[PATCH] D120395: [X86] Prohibit arithmetic operations on type `__bfloat16`

Mon Mar 7 14:30:58 PST 2022

andrew.w.kaylor added a comment.

In D120395#3358533 <https://reviews.llvm.org/D120395#3358533>, @craig.topper wrote:

> __m256bh should not have been a new type. It should have been an alias of __m256i. We don't have load/store intrinsics for __m256bh so if you can even get the __m256bh type in and out of memory using load/store intrinsics, it is only because we allow lax vector conversion by default. -fno-lax-vector-conversions will probably break any code trying to load/store it using a load/store intrinsic. If __m256bh was made a struct as at one point proposed, this would have been broken.
>
> If we want __m256bh to be a unique type using __bf16, we must define load, store, and cast intrinsics for it. We would probably want insert/extract element intrinsics as well.

>From this, it sounds like our intrinsics support is incomplete for this type. Even if it is defined as an alias of some existing type (such as __m256i), I would have to do the mental gymnastics of mixing and matching intrinsics to get the behavior I want. I think this gets back to the question @scanon asked about the semantics of this type. What should I be able to do with it? Can I load a vector of these values from memory? Can I store them to memory? Can I assign one vector to another? Can I pass it as an argument? Can I use it as a return type? It looks the only things we have intrinsics for (for the vector types) are converting to and from single precision vectors and performing the dot product accumulate operation.

I was wondering about similar issues when I was looking at what we had for the __bfloat16 type. We have intrinsics to convert this type to and from single precision floating point values, but I can't do anything else with it. Nothing else at all, including inserting it into a vector of bf16 values.

So @pengfei is trying to press ahead with the backend implementation, but our front end support is incomplete. That might explain why Phoebe and I haven't been able to agree on what should be done here.

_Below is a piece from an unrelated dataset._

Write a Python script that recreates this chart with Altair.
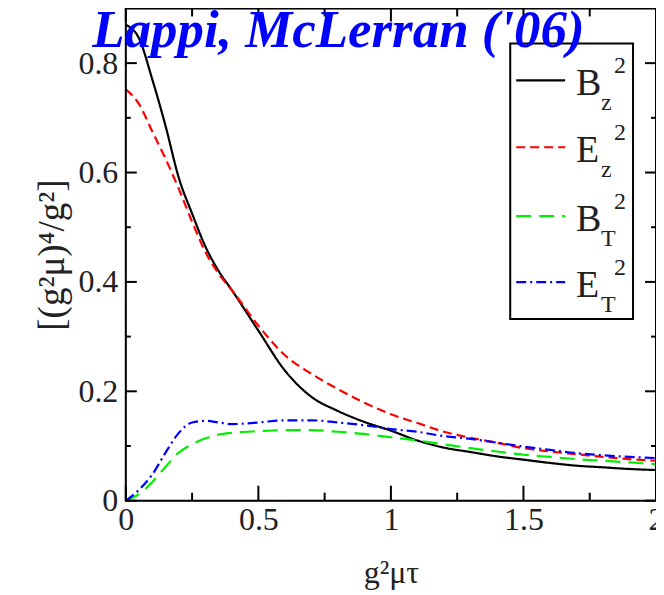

This patch is strictly a front end patch, but it's trying to just wedge definitions into header files to get the desired outcome in the code generation. From the user's perspective, it feels totally broken.

Consider this function.

  __mm128 f(__bfloat16 *p1, __bfloat16 *p2) {
    // Load the vectors using the integer load intrinsics??
    __mm128i temp1 = _mm_loadu_epi32(p1);
    __mm128i temp2 = _mm_loadu_epi32(p2);

    // Zero-initialize the a base value vector
    __mm128 base = _mm_set_ps1(0.0f);

    // Perform the dot product
    return _mm_dpbf16_ps (base, temp1, temp2);
  }

Is what you'd expect with the current definitions? It looks like it produces the instructions I expected, but with -fno-lax-vector-conversions I get an error unless I explicitly bitcast the arguments from `__m128i` to `__m128bh`.

I think that just brings me up to speed with what Craig was saying, right?

So at this point we have these options:

1. Make the `__m[128|256|512]bh` types aliases of `__m[128|256|512]i`
2. Deprecate the `__m[128|256|512]bh` types and replace them with `__m[128|256|512]i`
3. Add load/store/insert/extract intrinsics for the `__bfloat16` type

Of these, I'd prefer the third option because both of the first two require the an overloaded use of the vector-integer type. I already don't like that we use the same type for any size integer vector. Using it for BF16 vectors just seems wrong.

For the example above, I'd like to write code like this:

  __mm128 f(__bfloat16 *p1, __bfloat16 *p2) {
    // Load the BF16 vectors
    __mm128bh v1 = _mm_load_pbh(p1);
    __mm128bh v2 = _mm_load_pbh(p2);

    // Zero-initialize the a base value vector
    __mm128 base = _mm_set_ps1(0.0f);

    // Perform the dot product
    return _mm_dpbf16_ps (base, v1, v2);
  }

That's more work, but it has the merit of allowing me to use types that match what the program is doing.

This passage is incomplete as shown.